§ Work to complete:
Gather, from the listing beneath this task, every line holding the string "chart".
##### Dataset records #####
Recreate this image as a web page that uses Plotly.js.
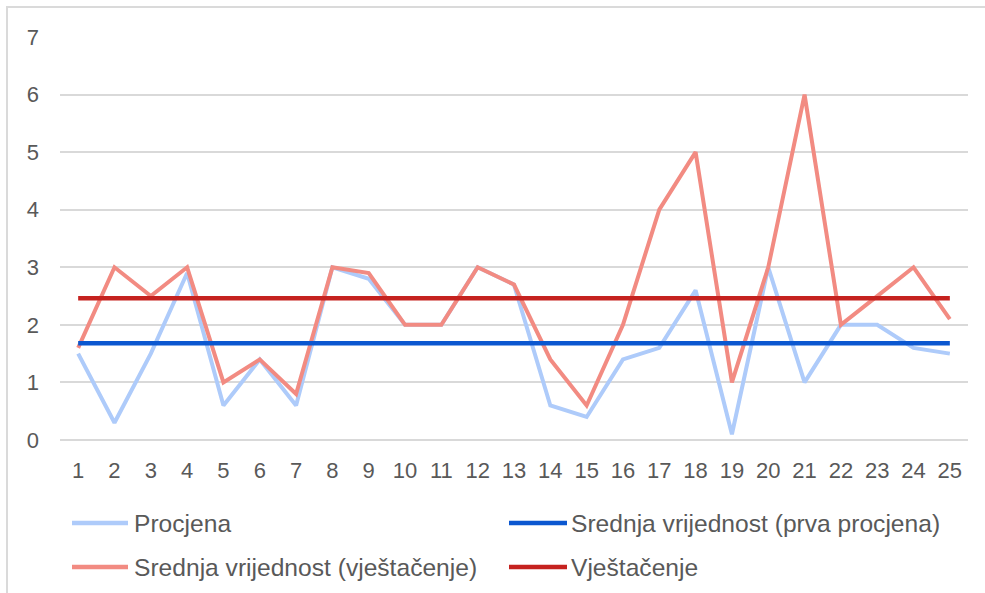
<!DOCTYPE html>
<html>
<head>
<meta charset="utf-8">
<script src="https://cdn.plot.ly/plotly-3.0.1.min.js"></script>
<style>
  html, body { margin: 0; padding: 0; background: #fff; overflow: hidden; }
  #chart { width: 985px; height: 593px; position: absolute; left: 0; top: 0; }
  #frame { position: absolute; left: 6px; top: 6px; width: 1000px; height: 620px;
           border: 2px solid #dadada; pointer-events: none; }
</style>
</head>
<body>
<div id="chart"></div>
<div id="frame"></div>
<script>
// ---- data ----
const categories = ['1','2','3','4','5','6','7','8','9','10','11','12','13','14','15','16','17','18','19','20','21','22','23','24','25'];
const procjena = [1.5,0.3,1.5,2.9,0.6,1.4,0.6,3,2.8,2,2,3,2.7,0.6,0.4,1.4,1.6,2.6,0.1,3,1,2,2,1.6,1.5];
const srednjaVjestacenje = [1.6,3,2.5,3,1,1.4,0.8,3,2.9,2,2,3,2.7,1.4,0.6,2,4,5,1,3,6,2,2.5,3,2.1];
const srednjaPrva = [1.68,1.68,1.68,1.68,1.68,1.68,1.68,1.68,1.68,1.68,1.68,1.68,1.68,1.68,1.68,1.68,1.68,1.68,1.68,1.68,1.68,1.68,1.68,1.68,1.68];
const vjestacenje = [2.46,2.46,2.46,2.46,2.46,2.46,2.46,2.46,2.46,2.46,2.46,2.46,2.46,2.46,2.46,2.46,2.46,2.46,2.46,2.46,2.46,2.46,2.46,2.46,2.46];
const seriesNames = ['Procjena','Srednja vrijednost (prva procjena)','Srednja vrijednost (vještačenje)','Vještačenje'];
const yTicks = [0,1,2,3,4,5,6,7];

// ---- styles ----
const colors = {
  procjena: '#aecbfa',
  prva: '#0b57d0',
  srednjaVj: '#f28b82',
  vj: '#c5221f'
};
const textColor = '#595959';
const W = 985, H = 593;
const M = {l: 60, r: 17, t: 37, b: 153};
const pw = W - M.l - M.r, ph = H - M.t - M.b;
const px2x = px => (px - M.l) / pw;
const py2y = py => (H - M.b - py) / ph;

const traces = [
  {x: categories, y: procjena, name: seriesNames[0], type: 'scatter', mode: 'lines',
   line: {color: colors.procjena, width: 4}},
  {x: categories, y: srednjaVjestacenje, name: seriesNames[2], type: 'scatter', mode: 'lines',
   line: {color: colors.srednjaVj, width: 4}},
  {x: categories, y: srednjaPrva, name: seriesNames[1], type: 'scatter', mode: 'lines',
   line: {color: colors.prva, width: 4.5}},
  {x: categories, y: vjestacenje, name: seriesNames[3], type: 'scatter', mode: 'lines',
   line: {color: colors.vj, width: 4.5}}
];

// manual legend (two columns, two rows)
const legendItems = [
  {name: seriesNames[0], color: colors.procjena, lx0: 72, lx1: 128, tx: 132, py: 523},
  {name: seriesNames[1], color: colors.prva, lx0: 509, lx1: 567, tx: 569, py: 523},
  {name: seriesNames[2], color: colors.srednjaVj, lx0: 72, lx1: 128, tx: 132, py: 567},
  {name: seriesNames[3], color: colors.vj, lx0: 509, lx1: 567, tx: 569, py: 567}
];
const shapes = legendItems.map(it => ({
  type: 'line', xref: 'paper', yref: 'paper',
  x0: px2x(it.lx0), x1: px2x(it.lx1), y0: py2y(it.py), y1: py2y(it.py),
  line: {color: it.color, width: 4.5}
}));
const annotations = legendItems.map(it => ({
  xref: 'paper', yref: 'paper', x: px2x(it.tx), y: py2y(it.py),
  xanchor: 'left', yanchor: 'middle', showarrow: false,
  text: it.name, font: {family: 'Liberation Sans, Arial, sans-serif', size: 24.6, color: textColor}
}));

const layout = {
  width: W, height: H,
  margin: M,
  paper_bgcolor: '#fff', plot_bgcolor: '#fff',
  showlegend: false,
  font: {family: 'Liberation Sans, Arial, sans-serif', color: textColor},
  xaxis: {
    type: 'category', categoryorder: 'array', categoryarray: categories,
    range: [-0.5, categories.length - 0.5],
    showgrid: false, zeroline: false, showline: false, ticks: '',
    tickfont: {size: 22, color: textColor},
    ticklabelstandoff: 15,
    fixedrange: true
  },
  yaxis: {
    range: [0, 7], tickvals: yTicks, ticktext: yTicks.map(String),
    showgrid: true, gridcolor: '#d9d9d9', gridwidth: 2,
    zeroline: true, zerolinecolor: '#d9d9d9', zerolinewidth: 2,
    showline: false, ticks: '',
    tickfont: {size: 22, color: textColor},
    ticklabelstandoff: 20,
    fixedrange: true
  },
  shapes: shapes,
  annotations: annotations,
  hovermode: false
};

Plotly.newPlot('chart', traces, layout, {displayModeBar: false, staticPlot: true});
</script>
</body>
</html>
#####
##### Dataset records #####
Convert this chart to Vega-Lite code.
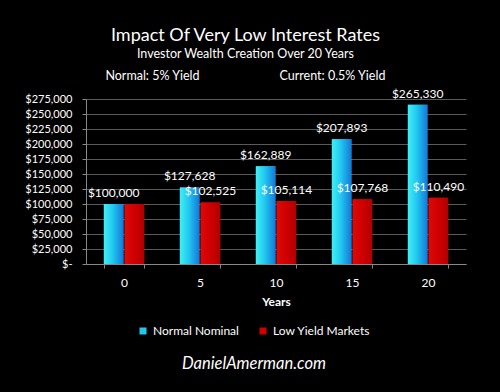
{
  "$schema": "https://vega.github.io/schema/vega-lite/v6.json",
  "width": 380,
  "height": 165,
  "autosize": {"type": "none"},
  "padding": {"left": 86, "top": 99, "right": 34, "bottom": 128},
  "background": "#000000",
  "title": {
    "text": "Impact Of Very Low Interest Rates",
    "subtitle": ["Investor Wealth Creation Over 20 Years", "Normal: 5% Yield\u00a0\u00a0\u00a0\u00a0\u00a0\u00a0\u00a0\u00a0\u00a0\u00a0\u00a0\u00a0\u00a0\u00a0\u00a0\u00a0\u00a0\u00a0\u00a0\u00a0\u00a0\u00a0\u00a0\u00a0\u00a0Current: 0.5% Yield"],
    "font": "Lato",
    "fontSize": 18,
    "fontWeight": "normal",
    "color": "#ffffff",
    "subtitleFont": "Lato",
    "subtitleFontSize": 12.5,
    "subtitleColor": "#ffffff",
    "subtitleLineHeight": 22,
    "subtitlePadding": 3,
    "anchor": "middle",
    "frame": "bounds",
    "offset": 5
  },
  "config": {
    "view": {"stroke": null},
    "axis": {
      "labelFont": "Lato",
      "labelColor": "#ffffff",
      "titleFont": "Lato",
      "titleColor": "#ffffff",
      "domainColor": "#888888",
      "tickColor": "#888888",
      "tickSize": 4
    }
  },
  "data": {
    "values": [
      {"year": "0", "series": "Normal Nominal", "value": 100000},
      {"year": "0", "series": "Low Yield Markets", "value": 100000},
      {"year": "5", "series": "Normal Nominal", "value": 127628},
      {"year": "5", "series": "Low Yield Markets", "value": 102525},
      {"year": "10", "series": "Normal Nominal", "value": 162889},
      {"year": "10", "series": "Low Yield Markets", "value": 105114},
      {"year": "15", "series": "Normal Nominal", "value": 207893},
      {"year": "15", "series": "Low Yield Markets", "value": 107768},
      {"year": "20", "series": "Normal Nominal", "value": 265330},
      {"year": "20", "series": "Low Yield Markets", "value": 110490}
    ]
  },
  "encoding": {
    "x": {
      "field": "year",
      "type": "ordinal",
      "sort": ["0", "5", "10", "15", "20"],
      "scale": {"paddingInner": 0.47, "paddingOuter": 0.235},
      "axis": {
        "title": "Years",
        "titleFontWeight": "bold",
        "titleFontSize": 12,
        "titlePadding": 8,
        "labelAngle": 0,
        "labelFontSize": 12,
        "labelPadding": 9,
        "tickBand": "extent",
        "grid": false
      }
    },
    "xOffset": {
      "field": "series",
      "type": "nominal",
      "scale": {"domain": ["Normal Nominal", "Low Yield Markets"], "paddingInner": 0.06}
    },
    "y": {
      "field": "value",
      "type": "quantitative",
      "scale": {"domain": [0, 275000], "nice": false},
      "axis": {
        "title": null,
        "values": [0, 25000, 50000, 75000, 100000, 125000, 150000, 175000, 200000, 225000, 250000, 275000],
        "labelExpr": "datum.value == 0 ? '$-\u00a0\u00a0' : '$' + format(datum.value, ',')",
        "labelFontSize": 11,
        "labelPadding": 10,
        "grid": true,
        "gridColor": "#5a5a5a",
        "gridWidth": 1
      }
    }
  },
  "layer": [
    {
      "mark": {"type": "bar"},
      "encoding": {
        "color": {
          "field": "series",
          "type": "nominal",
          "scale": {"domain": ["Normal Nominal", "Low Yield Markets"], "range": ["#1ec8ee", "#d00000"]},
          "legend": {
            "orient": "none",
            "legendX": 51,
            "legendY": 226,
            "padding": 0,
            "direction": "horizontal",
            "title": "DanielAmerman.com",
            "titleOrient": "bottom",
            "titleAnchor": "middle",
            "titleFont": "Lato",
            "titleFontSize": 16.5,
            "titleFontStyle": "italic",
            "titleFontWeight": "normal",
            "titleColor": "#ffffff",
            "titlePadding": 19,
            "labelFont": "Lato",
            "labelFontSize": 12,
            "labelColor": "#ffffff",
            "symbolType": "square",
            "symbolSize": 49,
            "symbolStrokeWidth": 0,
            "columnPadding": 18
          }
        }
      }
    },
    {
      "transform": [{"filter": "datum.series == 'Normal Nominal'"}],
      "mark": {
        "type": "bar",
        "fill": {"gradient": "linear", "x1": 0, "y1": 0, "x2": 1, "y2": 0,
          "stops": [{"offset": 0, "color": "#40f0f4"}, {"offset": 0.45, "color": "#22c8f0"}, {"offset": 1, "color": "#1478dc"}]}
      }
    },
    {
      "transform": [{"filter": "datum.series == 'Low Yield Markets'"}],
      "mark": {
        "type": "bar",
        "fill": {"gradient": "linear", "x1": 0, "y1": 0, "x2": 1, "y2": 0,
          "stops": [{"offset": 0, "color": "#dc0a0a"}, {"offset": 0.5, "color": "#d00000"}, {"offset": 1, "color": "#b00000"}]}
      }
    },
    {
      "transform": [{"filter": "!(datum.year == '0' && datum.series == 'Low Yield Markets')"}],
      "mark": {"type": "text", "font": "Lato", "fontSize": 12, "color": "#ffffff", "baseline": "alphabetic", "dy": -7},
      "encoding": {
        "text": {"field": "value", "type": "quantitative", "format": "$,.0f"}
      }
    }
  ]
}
#####
§ Response:
  #chart { width: 985px; height: 593px; position: absolute; left: 0; top: 0; }
<div id="chart"></div>
Plotly.newPlot('chart', traces, layout, {displayModeBar: false, staticPlot: true});
Convert this chart to Vega-Lite code.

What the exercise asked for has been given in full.